**Your objective:** Give back each entry unchanged, minus pictures.

(Code that draws figures)
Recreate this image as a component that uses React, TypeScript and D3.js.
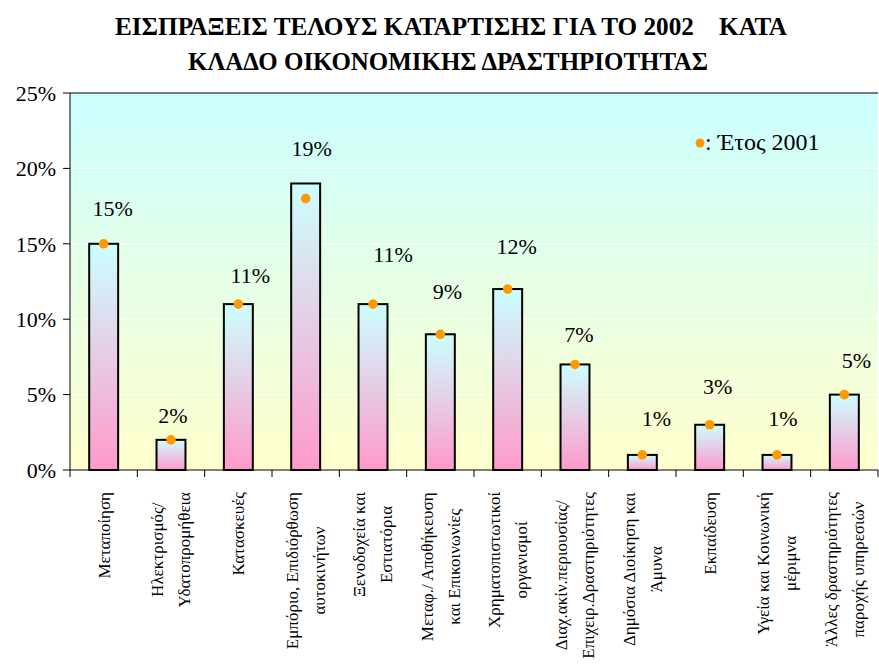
import React, { useEffect } from 'react';
import * as d3 from 'd3';

// Κλάδοι (ετικέτες άξονα x, σε γραμμές)
const categories: string[][] = [
  ['Μεταποίηση'],
  ['Ηλεκτρισμός/', 'Υδατοπρομήθεια'],
  ['Κατασκευές'],
  ['Εμπόριο, Επιδιόρθωση', 'αυτοκινήτων'],
  ['Ξενοδοχεία και', 'Εστιατόρια'],
  ['Μεταφ./ Αποθήκευση', 'και Επικοινωνίες'],
  ['Χρηματοπιστωτικοί', 'οργανισμοί'],
  ['Διαχ.ακίν.περιουσίας/', 'Επιχειρ.Δραστηριότητες'],
  ['Δημόσια Διοίκηση και', 'Άμυνα'],
  ['Εκπαίδευση'],
  ['Υγεία και Κοινωνική', 'μέριμνα'],
  ['Άλλες δραστηριότητες', 'παροχής υπηρεσιών'],
];

// Έτος 2002 (ράβδοι) και Έτος 2001 (κουκκίδες), σε %
const values2002 = [15, 2, 11, 19, 11, 9, 12, 7, 1, 3, 1, 5];
const values2001 = [15, 2, 11, 18, 11, 9, 12, 7, 1, 3, 1, 5];

const yTicks = [0, 5, 10, 15, 20, 25];

const TITLE = [
  'ΕΙΣΠΡΑΞΕΙΣ ΤΕΛΟΥΣ ΚΑΤΑΡΤΙΣΗΣ ΓΙΑ ΤΟ 2002    ΚΑΤΑ',
  'ΚΛΑΔΟ ΟΙΚΟΝΟΜΙΚΗΣ ΔΡΑΣΤΗΡΙΟΤΗΤΑΣ',
];

// layout
const W = 879;
const H = 668;
const M = { left: 70, right: 878, top: 93, bottom: 470 };
const FONT = 'Liberation Serif';
const TITLE_BOX: [number, number][] = [[115, 787], [188, 708]];
// hand-placed label offsets (dx, lift above bar top)
const LABEL_NUDGE: [number, number][] = [
  [9, 36], [2, 25], [12, 29], [6, 35], [20, 50], [7, 43],
  [9, 43], [4, 30], [14, 37], [8, 38], [6, 37], [12, 34],
];
const CAT_SIZE = 17;

const keys = categories.map((_, i) => String(i));
const x = d3.scaleBand<string>().domain(keys).range([M.left, M.right]);
const y = d3.scaleLinear().domain([0, 25]).range([M.bottom, M.top]);
const barW = x.bandwidth() * 0.43;
const cx = (i: number) => x(keys[i])! + x.bandwidth() / 2;

let ctx: CanvasRenderingContext2D | null = null;
const measure = (s: string) => {
  if (!ctx) ctx = document.createElement('canvas').getContext('2d');
  if (!ctx) return s.length * CAT_SIZE * 0.5;
  ctx.font = `${CAT_SIZE}px "${FONT}"`;
  return ctx.measureText(s).width;
};

const App: React.FC = () => {
  useEffect(() => {
    document.body.style.margin = '0';
  }, []);

  const bounds = d3.range(categories.length + 1).map(i => M.left + i * x.step());

  return (
    <svg width={W} height={H} fontFamily={FONT} style={{ display: 'block', background: '#fff' }}>
      <defs>
        <linearGradient id="bg" x1={0} y1={0} x2={0} y2={1}>
          <stop offset="0%" stopColor="#CCFFFF" />
          <stop offset="100%" stopColor="#FFFFCC" />
        </linearGradient>
        <linearGradient id="barGrad" x1={0} y1={0} x2={0} y2={1}>
          <stop offset="0%" stopColor="#CCFFFF" />
          <stop offset="100%" stopColor="#FF99CC" />
        </linearGradient>
      </defs>

      {/* Title */}
      {TITLE.map((t, i) => (
        <text
          key={i}
          x={TITLE_BOX[i][0]}
          y={35 + i * 35}
          fontFamily={FONT}
          fontWeight="bold"
          fontSize={25}
          textLength={TITLE_BOX[i][1] - TITLE_BOX[i][0]}
          lengthAdjust="spacingAndGlyphs"
          style={{ whiteSpace: 'pre' }}
        >
          {t}
        </text>
      ))}

      {/* Plot background */}
      <rect x={M.left} y={M.top} width={M.right - M.left} height={M.bottom - M.top} fill="url(#bg)" />

      {/* Gridlines */}
      {yTicks.filter(d => d > 0 && d < 25).map(d => (
        <line key={d} x1={M.left} x2={M.right} y1={y(d)} y2={y(d)} stroke="#fff" strokeWidth={1} />
      ))}
      <line x1={M.left} x2={M.right} y1={y(25)} y2={y(25)} stroke="#000" strokeWidth={1} />

      {/* Bars */}
      {values2002.map((v, i) => (
        <rect
          key={i}
          x={cx(i) - barW / 2}
          y={y(v)}
          width={barW}
          height={y(0) - y(v)}
          fill="url(#barGrad)"
          stroke="#000"
          strokeWidth={2}
        />
      ))}

      {/* Y axis */}
      <line x1={M.left} x2={M.left} y1={M.top} y2={M.bottom} stroke="#000" />
      {yTicks.map(d => (
        <g key={d}>
          <line x1={M.left - 7} x2={M.left} y1={y(d)} y2={y(d)} stroke="#000" />
          <text x={M.left - 14} y={y(d)} dy="0.35em" textAnchor="end" fontFamily={FONT} fontSize={22} fill="#000">
            {`${d}%`}
          </text>
        </g>
      ))}

      {/* X axis */}
      <line x1={M.left} x2={M.right} y1={M.bottom} y2={M.bottom} stroke="#000" />
      {bounds.map((b, i) => (
        <line key={i} x1={b} x2={b} y1={M.bottom} y2={M.bottom + 7} stroke="#000" />
      ))}

      {/* Category labels (rotated) */}
      {categories.map((lines, i) => {
        const wMax = d3.max(lines, l => measure(l)) || 0;
        const ty = 492 + wMax / 2;
        return lines.map((line, j) => {
          const off = (j - (lines.length - 1) / 2) * 27;
          return (
            <text
              key={`${i}-${j}`}
              transform={`translate(${cx(i) + off},${ty}) rotate(-90)`}
              textAnchor="middle"
              dy="0.35em"
              fontFamily={FONT}
              fontSize={CAT_SIZE}
              fill="#000"
            >
              {line}
            </text>
          );
        });
      })}

      {/* Dots: Έτος 2001 */}
      {values2001.map((v, i) => (
        <circle key={i} cx={cx(i)} cy={y(v)} r={4.8} fill="#FF9900" />
      ))}

      {/* Value labels */}
      {values2002.map((v, i) => (
        <text
          key={i}
          x={cx(i) + LABEL_NUDGE[i][0]}
          y={y(v) - LABEL_NUDGE[i][1]}
          dy="0.35em"
          textAnchor="middle"
          fontFamily={FONT}
          fontSize={22}
          fill="#000"
        >
          {`${v}%`}
        </text>
      ))}

      {/* Legend */}
      <circle cx={700} cy={143} r={4.5} fill="#FF9900" />
      <text x={705} y={150} fontFamily={FONT} fontSize={24} fill="#000">: Έτος 2001</text>
    </svg>
  );
};

export default App;
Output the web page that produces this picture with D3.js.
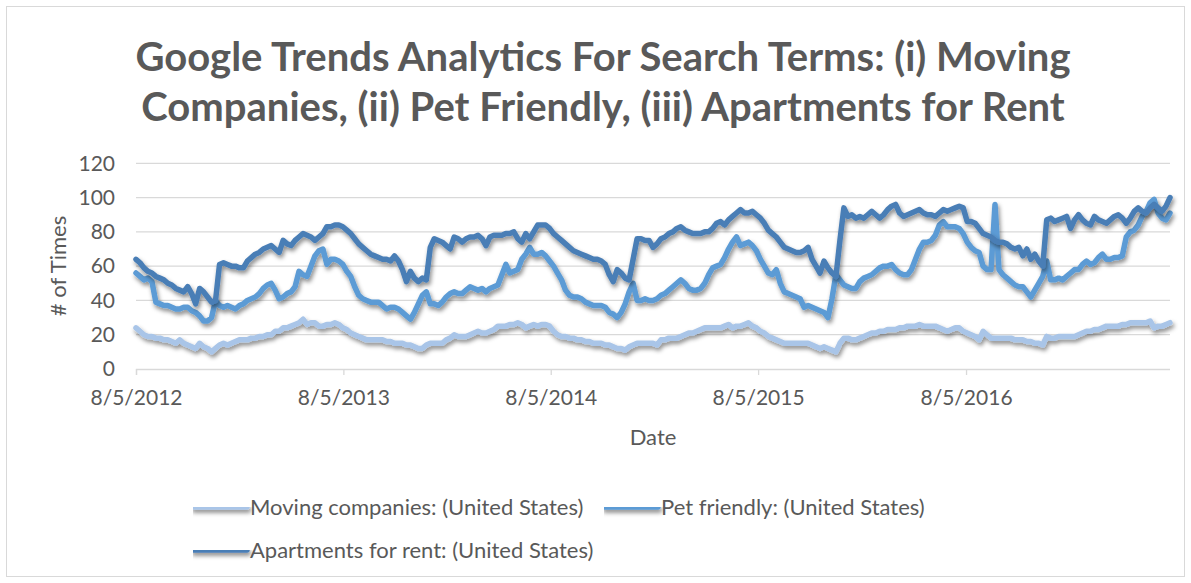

**Exercise output:**
Recreate this image as a component that uses React, TypeScript and D3.js.
import React, { useEffect } from 'react';
import * as d3 from 'd3';

// Κλάδοι (ετικέτες άξονα x, σε γραμμές)
const categories: string[][] = [
  ['Μεταποίηση'],
  ['Ηλεκτρισμός/', 'Υδατοπρομήθεια'],
  ['Κατασκευές'],
  ['Εμπόριο, Επιδιόρθωση', 'αυτοκινήτων'],
  ['Ξενοδοχεία και', 'Εστιατόρια'],
  ['Μεταφ./ Αποθήκευση', 'και Επικοινωνίες'],
  ['Χρηματοπιστωτικοί', 'οργανισμοί'],
  ['Διαχ.ακίν.περιουσίας/', 'Επιχειρ.Δραστηριότητες'],
  ['Δημόσια Διοίκηση και', 'Άμυνα'],
  ['Εκπαίδευση'],
  ['Υγεία και Κοινωνική', 'μέριμνα'],
  ['Άλλες δραστηριότητες', 'παροχής υπηρεσιών'],
];

// Έτος 2002 (ράβδοι) και Έτος 2001 (κουκκίδες), σε %
const values2002 = [15, 2, 11, 19, 11, 9, 12, 7, 1, 3, 1, 5];
const values2001 = [15, 2, 11, 18, 11, 9, 12, 7, 1, 3, 1, 5];

const yTicks = [0, 5, 10, 15, 20, 25];

const TITLE = [
  'ΕΙΣΠΡΑΞΕΙΣ ΤΕΛΟΥΣ ΚΑΤΑΡΤΙΣΗΣ ΓΙΑ ΤΟ 2002    ΚΑΤΑ',
  'ΚΛΑΔΟ ΟΙΚΟΝΟΜΙΚΗΣ ΔΡΑΣΤΗΡΙΟΤΗΤΑΣ',
];

// layout
const W = 879;
const H = 668;
const M = { left: 70, right: 878, top: 93, bottom: 470 };
const FONT = 'Liberation Serif';
const TITLE_BOX: [number, number][] = [[115, 787], [188, 708]];
// hand-placed label offsets (dx, lift above bar top)
const LABEL_NUDGE: [number, number][] = [
  [9, 36], [2, 25], [12, 29], [6, 35], [20, 50], [7, 43],
  [9, 43], [4, 30], [14, 37], [8, 38], [6, 37], [12, 34],
];
const CAT_SIZE = 17;

const keys = categories.map((_, i) => String(i));
const x = d3.scaleBand<string>().domain(keys).range([M.left, M.right]);
const y = d3.scaleLinear().domain([0, 25]).range([M.bottom, M.top]);
const barW = x.bandwidth() * 0.43;
const cx = (i: number) => x(keys[i])! + x.bandwidth() / 2;

let ctx: CanvasRenderingContext2D | null = null;
const measure = (s: string) => {
  if (!ctx) ctx = document.createElement('canvas').getContext('2d');
  if (!ctx) return s.length * CAT_SIZE * 0.5;
  ctx.font = `${CAT_SIZE}px "${FONT}"`;
  return ctx.measureText(s).width;
};

const App: React.FC = () => {
  useEffect(() => {
    document.body.style.margin = '0';
  }, []);

  const bounds = d3.range(categories.length + 1).map(i => M.left + i * x.step());

  return (
    <svg width={W} height={H} fontFamily={FONT} style={{ display: 'block', background: '#fff' }}>
      <defs>
        <linearGradient id="bg" x1={0} y1={0} x2={0} y2={1}>
          <stop offset="0%" stopColor="#CCFFFF" />
          <stop offset="100%" stopColor="#FFFFCC" />
        </linearGradient>
        <linearGradient id="barGrad" x1={0} y1={0} x2={0} y2={1}>
          <stop offset="0%" stopColor="#CCFFFF" />
          <stop offset="100%" stopColor="#FF99CC" />
        </linearGradient>
      </defs>

      {/* Title */}
      {TITLE.map((t, i) => (
        <text
          key={i}
          x={TITLE_BOX[i][0]}
          y={35 + i * 35}
          fontFamily={FONT}
          fontWeight="bold"
          fontSize={25}
          textLength={TITLE_BOX[i][1] - TITLE_BOX[i][0]}
          lengthAdjust="spacingAndGlyphs"
          style={{ whiteSpace: 'pre' }}
        >
          {t}
        </text>
      ))}

      {/* Plot background */}
      <rect x={M.left} y={M.top} width={M.right - M.left} height={M.bottom - M.top} fill="url(#bg)" />

      {/* Gridlines */}
      {yTicks.filter(d => d > 0 && d < 25).map(d => (
        <line key={d} x1={M.left} x2={M.right} y1={y(d)} y2={y(d)} stroke="#fff" strokeWidth={1} />
      ))}
      <line x1={M.left} x2={M.right} y1={y(25)} y2={y(25)} stroke="#000" strokeWidth={1} />

      {/* Bars */}
      {values2002.map((v, i) => (
        <rect
          key={i}
          x={cx(i) - barW / 2}
          y={y(v)}
          width={barW}
          height={y(0) - y(v)}
          fill="url(#barGrad)"
          stroke="#000"
          strokeWidth={2}
        />
      ))}

      {/* Y axis */}
      <line x1={M.left} x2={M.left} y1={M.top} y2={M.bottom} stroke="#000" />
      {yTicks.map(d => (
        <g key={d}>
          <line x1={M.left - 7} x2={M.left} y1={y(d)} y2={y(d)} stroke="#000" />
          <text x={M.left - 14} y={y(d)} dy="0.35em" textAnchor="end" fontFamily={FONT} fontSize={22} fill="#000">
            {`${d}%`}
          </text>
        </g>
      ))}

      {/* X axis */}
      <line x1={M.left} x2={M.right} y1={M.bottom} y2={M.bottom} stroke="#000" />
      {bounds.map((b, i) => (
        <line key={i} x1={b} x2={b} y1={M.bottom} y2={M.bottom + 7} stroke="#000" />
      ))}

      {/* Category labels (rotated) */}
      {categories.map((lines, i) => {
        const wMax = d3.max(lines, l => measure(l)) || 0;
        const ty = 492 + wMax / 2;
        return lines.map((line, j) => {
          const off = (j - (lines.length - 1) / 2) * 27;
          return (
            <text
              key={`${i}-${j}`}
              transform={`translate(${cx(i) + off},${ty}) rotate(-90)`}
              textAnchor="middle"
              dy="0.35em"
              fontFamily={FONT}
              fontSize={CAT_SIZE}
              fill="#000"
            >
              {line}
            </text>
          );
        });
      })}

      {/* Dots: Έτος 2001 */}
      {values2001.map((v, i) => (
        <circle key={i} cx={cx(i)} cy={y(v)} r={4.8} fill="#FF9900" />
      ))}

      {/* Value labels */}
      {values2002.map((v, i) => (
        <text
          key={i}
          x={cx(i) + LABEL_NUDGE[i][0]}
          y={y(v) - LABEL_NUDGE[i][1]}
          dy="0.35em"
          textAnchor="middle"
          fontFamily={FONT}
          fontSize={22}
          fill="#000"
        >
          {`${v}%`}
        </text>
      ))}

      {/* Legend */}
      <circle cx={700} cy={143} r={4.5} fill="#FF9900" />
      <text x={705} y={150} fontFamily={FONT} fontSize={24} fill="#000">: Έτος 2001</text>
    </svg>
  );
};

export default App;
Output the web page that produces this picture with D3.js.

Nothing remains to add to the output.